= Billy Scarratt =

English footballer

Billy Scarratt (1878–1958) was an English footballer who gained recognition as one of the first star names at Shrewsbury Town.

Scarratt joined Shrewsbury Town from his hometown team Wellington Town, and was to play for Shrewsbury for eight seasons prior to World War I.

Scarratt is credited as being the first ever goalscorer at Shrewsbury's former Gay Meadow home, scoring an own goal in the first ever known game, a practice match between the 'Reds' and the 'Whites' on 20 August 1910. He made amends for this shortly after on 10 September, in Shrewsbury Town's first match at Gay Meadow, versus Wolverhampton Wanderers Reserves. Whilst Shrewsbury lost 2–1, Scarratt scored in the right end and became the first Shrewsbury Town player to score at Gay Meadow.
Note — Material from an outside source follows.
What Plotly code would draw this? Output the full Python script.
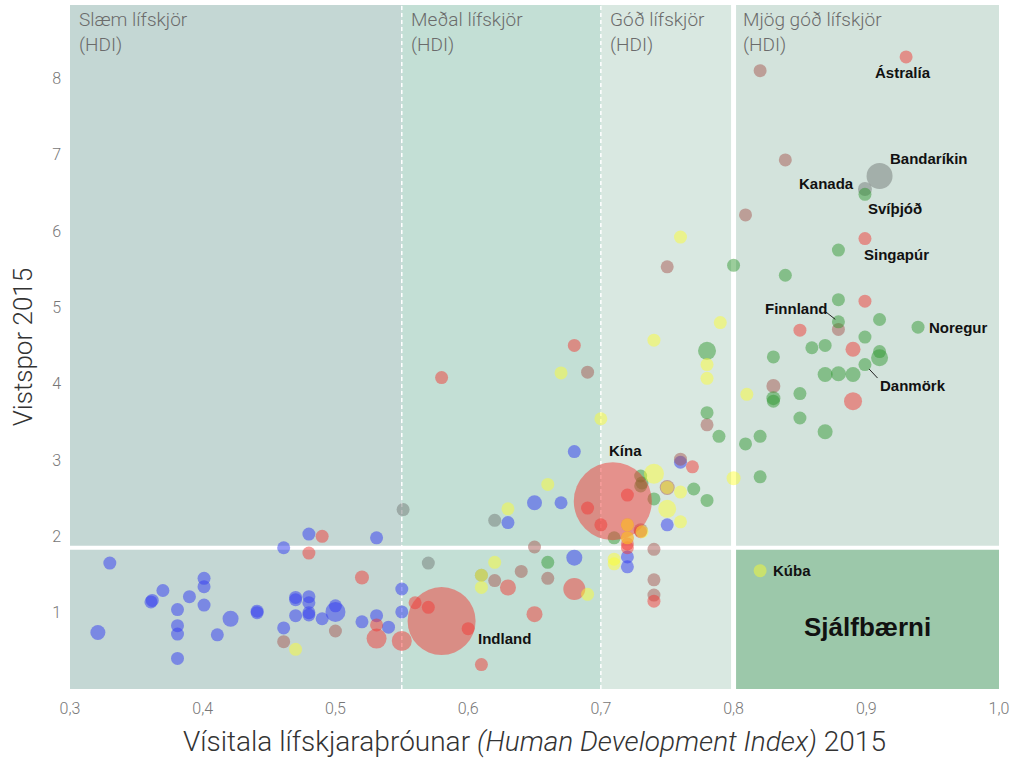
import plotly.graph_objects as go

# ---------------- data (HDI, ecological footprint, bubble size) ----------------
africa_hdi = [0.480, 0.531, 0.461, 0.330, 0.401, 0.401, 0.370, 0.390, 0.361, 0.362, 0.381, 0.401, 0.421,
              0.441, 0.441, 0.381, 0.381, 0.321, 0.411, 0.381, 0.461, 0.470, 0.470, 0.470, 0.480, 0.480,
              0.480, 0.480, 0.490, 0.500, 0.500, 0.520, 0.531, 0.540, 0.550, 0.550, 0.680, 0.650, 0.670,
              0.630, 0.760, 0.750, 0.720, 0.720, 0.680]
africa_fp = [2.03, 1.98, 1.85, 1.65, 1.45, 1.34, 1.29, 1.21, 1.14, 1.16, 1.04, 1.10, 0.92,
             1.02, 1.00, 0.83, 0.72, 0.74, 0.71, 0.40, 0.80, 1.17, 1.20, 0.96, 1.21, 1.13,
             0.97, 1.00, 0.92, 1.01, 1.09, 0.88, 0.96, 0.81, 1.31, 1.01, 3.11, 2.44, 2.44,
             2.18, 2.97, 2.15, 1.73, 1.60, 1.72]
africa_sz = [13, 13, 13, 13, 13, 13, 13, 13, 13, 13, 13, 13, 16,
             13, 13, 13, 13, 15, 13, 13, 13, 13, 13, 13, 13, 13,
             13, 13, 13, 20, 13, 13, 13, 13, 13, 13, 13, 15, 13,
             13, 13, 13, 13, 13, 16]

asia_hdi = [0.490, 0.480, 0.520, 0.531, 0.531, 0.550, 0.560, 0.570, 0.580, 0.600, 0.610, 0.630, 0.650,
            0.680, 0.709, 0.690, 0.720, 0.700, 0.769, 0.720, 0.730, 0.720, 0.720, 0.720, 0.740, 0.580,
            0.680, 0.930, 0.899, 0.899, 0.850, 0.890, 0.890]
asia_fp = [2.00, 1.78, 1.46, 0.84, 0.66, 0.63, 1.13, 1.07, 0.89, 0.79, 0.32, 1.33, 0.98,
           1.31, 2.46, 2.37, 2.54, 2.15, 2.91, 2.15, 2.06, 1.98, 1.90, 1.85, 1.15, 4.08,
           4.50, 8.28, 5.90, 5.08, 4.70, 4.45, 3.77]
asia_sz = [13, 13, 14, 13, 20, 20, 13, 13, 68, 13, 13, 16, 16,
           22, 78, 13, 13, 13, 13, 13, 13, 13, 13, 13, 13, 13,
           13, 13, 13, 13, 13, 15, 18]

mideast_hdi = [0.461, 0.500, 0.650, 0.620, 0.640, 0.660, 0.740, 0.740, 0.740, 0.760, 0.750, 0.730,
               0.690, 0.750, 0.780, 0.820, 0.839, 0.809, 0.879, 0.830]
mideast_fp = [0.62, 0.76, 1.86, 1.42, 1.54, 1.45, 1.83, 1.43, 1.23, 3.01, 2.64, 2.08,
              4.15, 5.53, 3.46, 8.10, 6.93, 6.21, 4.71, 3.97]
mideast_sz = [13, 13, 13, 13, 13, 13, 13, 13, 13, 13, 15, 14,
              13, 13, 13, 13, 13, 13, 13, 14]

namer_hdi = [0.551, 0.620, 0.570, 0.610, 0.910, 0.899]
namer_fp = [2.35, 2.21, 1.65, 1.49, 6.72, 6.55]
namer_sz = [13, 13, 13, 13, 26, 14]

europe_hdi = [0.730, 0.730, 0.731, 0.740, 0.770, 0.780, 0.789, 0.809, 0.710, 0.660, 0.780, 0.780,
              0.800, 0.839, 0.879, 0.899, 0.879, 0.879, 0.910, 0.939, 0.899, 0.859, 0.869, 0.910,
              0.910, 0.830, 0.869, 0.879, 0.890, 0.899, 0.830, 0.830, 0.850, 0.850, 0.869, 0.820,
              0.820]
europe_fp = [2.79, 2.66, 2.70, 2.49, 2.62, 2.47, 3.31, 3.21, 1.98, 1.66, 4.43, 3.62,
             5.55, 5.42, 5.75, 6.48, 5.10, 4.81, 4.84, 4.74, 4.61, 4.47, 4.50, 4.42,
             4.34, 4.35, 4.12, 4.13, 4.12, 4.25, 3.81, 3.77, 3.87, 3.55, 3.37, 3.31,
             2.78]
europe_sz = [13, 13, 13, 13, 13, 13, 13, 13, 13, 13, 18, 13,
             13, 13, 13, 13, 13, 13, 13, 13, 13, 13, 13, 13,
             17, 13, 15, 15, 15, 13, 14, 13, 13, 13, 15, 13,
             13]

latam_hdi = [0.470, 0.660, 0.630, 0.740, 0.800, 0.750, 0.760, 0.750, 0.760, 0.720, 0.720, 0.710,
             0.710, 0.620, 0.610, 0.610, 0.690, 0.670, 0.700, 0.740, 0.760, 0.790, 0.780, 0.780,
             0.810, 0.820, 0.731]
latam_fp = [0.52, 2.68, 2.36, 2.82, 2.76, 2.64, 2.58, 2.36, 2.19, 2.15, 1.98, 1.70,
            1.64, 1.66, 1.49, 1.33, 1.24, 4.14, 3.54, 4.57, 5.92, 4.80, 4.25, 4.07,
            3.86, 1.55, 2.06]
latam_sz = [13, 13, 13, 20, 14, 13, 13, 18, 13, 13, 13, 13,
            13, 13, 13, 13, 13, 13, 13, 13, 13, 13, 13, 13,
            13, 13, 13]

x_ticks = [0.3, 0.4, 0.5, 0.6, 0.7, 0.8, 0.9, 1.0]
x_ticktext = ["0,3", "0,4", "0,5", "0,6", "0,7", "0,8", "0,9", "1,0"]
y_ticks = [1, 2, 3, 4, 5, 6, 7, 8]

hdi_bands = [0.3, 0.55, 0.7, 0.8, 1.0]
band_names = ["Slæm lífskjör<br>(HDI)", "Meðal lífskjör<br>(HDI)", "Góð lífskjör<br>(HDI)",
              "Mjög góð lífskjör<br>(HDI)"]
biocapacity = 1.85
y_max = 8.96

labels = [  # (text, x, y, xanchor)
    ("Ástralía", 0.928, 8.07, "center"),
    ("Bandaríkin", 0.916, 6.95, "left"),
    ("Kanada", 0.892, 6.62, "right"),
    ("Svíþjóð", 0.900, 6.30, "left"),
    ("Singapúr", 0.897, 5.69, "left"),
    ("Finnland", 0.873, 4.99, "right"),
    ("Noregur", 0.946, 4.73, "left"),
    ("Danmörk", 0.909, 3.98, "left"),
    ("Kína", 0.705, 3.13, "left"),
    ("Indland", 0.606, 0.66, "left"),
    ("Kúba", 0.828, 1.55, "left"),
]

# ---------------- figure ----------------
fig = go.Figure()

groups = [
    (africa_hdi, africa_fp, africa_sz, "rgba(55,65,240,0.75)"),
    (mideast_hdi, mideast_fp, mideast_sz, "rgba(165,85,80,0.7)"),
    (namer_hdi, namer_fp, namer_sz, "rgba(115,120,118,0.7)"),
    (europe_hdi, europe_fp, europe_sz, "rgba(45,150,45,0.68)"),
    (asia_hdi, asia_fp, asia_sz, "rgba(240,55,50,0.7)"),
    (latam_hdi, latam_fp, latam_sz, "rgba(255,255,40,0.65)"),
]
for xs, ys, ss, col in groups:
    fig.add_trace(go.Scatter(
        x=xs, y=ys, mode="markers",
        marker=dict(size=ss, sizemode="diameter", color=col, line=dict(width=0)),
        showlegend=False, hoverinfo="x+y",
    ))

band_colors = ["#c4d7d4", "#c3dfd5", "#d9e8e1", "#d3e3dc"]
shapes = []
for i in range(4):
    shapes.append(dict(type="rect", xref="x", yref="y", x0=hdi_bands[i], x1=hdi_bands[i + 1],
                       y0=0, y1=y_max, fillcolor=band_colors[i], line=dict(width=0), layer="below"))
shapes.append(dict(type="rect", xref="x", yref="y", x0=0.8, x1=1.0, y0=0, y1=biocapacity,
                   fillcolor="#9cc8aa", line=dict(width=0), layer="below"))
shapes.append(dict(type="line", xref="x", yref="y", x0=0.3, x1=1.0, y0=biocapacity, y1=biocapacity,
                   line=dict(color="white", width=4), layer="below"))
shapes.append(dict(type="line", xref="x", yref="y", x0=0.8, x1=0.8, y0=0, y1=y_max,
                   line=dict(color="white", width=5), layer="below"))
for xv in (0.55, 0.7):
    shapes.append(dict(type="line", xref="x", yref="y", x0=xv, x1=xv, y0=0, y1=y_max,
                       line=dict(color="white", width=1.5, dash="4px,3px"), layer="below"))

annotations = []
for i in range(4):
    annotations.append(dict(x=hdi_bands[i], y=y_max, xref="x", yref="y", text=band_names[i],
                            showarrow=False, xanchor="left", yanchor="top", align="left",
                            xshift=7, yshift=-1,
                            font=dict(family="Roboto", size=19, color="#6b6b6b", weight=300)))
for txt, xv, yv, xa in labels:
    annotations.append(dict(x=xv, y=yv, xref="x", yref="y", text=txt, showarrow=False,
                            xanchor=xa, yanchor="middle",
                            font=dict(family="Liberation Sans", size=15, color="#111111", weight="bold")))
annotations.append(dict(x=0.901, y=0.81, xref="x", yref="y", text="Sjálfbærni", showarrow=False,
                        xanchor="center", yanchor="middle",
                        font=dict(family="Liberation Sans", size=26, color="#111111", weight="bold")))
# leader lines
annotations.append(dict(x=0.879, y=4.81, xref="x", yref="y", text="", showarrow=True, arrowhead=0,
                        arrowwidth=1, arrowcolor="#222", ax=-14, ay=-11, standoff=4))
annotations.append(dict(x=0.899, y=4.25, xref="x", yref="y", text="", showarrow=True, arrowhead=0,
                        arrowwidth=1, arrowcolor="#222", ax=14, ay=15, standoff=6))

fig.update_layout(
    width=1023, height=762,
    margin=dict(l=70, r=24, t=5, b=73),
    paper_bgcolor="white", plot_bgcolor="white",
    shapes=shapes, annotations=annotations,
    xaxis=dict(range=[0.3, 1.0], tickvals=x_ticks, ticktext=x_ticktext, showgrid=False,
               zeroline=False, showline=False, ticks="", ticklabelstandoff=8, automargin=False,
               tickfont=dict(family="Roboto", size=16, color="#777777", weight=300),
               title=dict(text="Vísitala lífskjaraþróunar <i>(Human Development Index)</i> 2015",
                          font=dict(family="Roboto", size=28, color="#333333", weight=300),
                          standoff=14)),
    yaxis=dict(range=[0, y_max], tickvals=y_ticks, showgrid=False, zeroline=False,
               showline=False, ticks="", ticklabelstandoff=8, automargin=False,
               tickfont=dict(family="Roboto", size=16, color="#777777", weight=300),
               title=dict(text="Vistspor 2015",
                          font=dict(family="Roboto", size=26, color="#333333", weight=300),
                          standoff=12)),
)

fig.write_html("out.html", config={"displayModeBar": False},
               post_script="document.body.style.margin='0';")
During his eight-season spell at Gay Meadow, Scarratt played in every position, including goalkeeper. His Shrewsbury career was ended by World War I, when he served in the King's Shropshire Light Infantry. Having survived the war, he is not believed to have returned to football, instead he emigrated to New York City to find work as a builder. He returned to Shropshire in 1930 (possibly as a result of the Great Depression) and settled in his hometown of Wellington before dying in 1958, aged 80.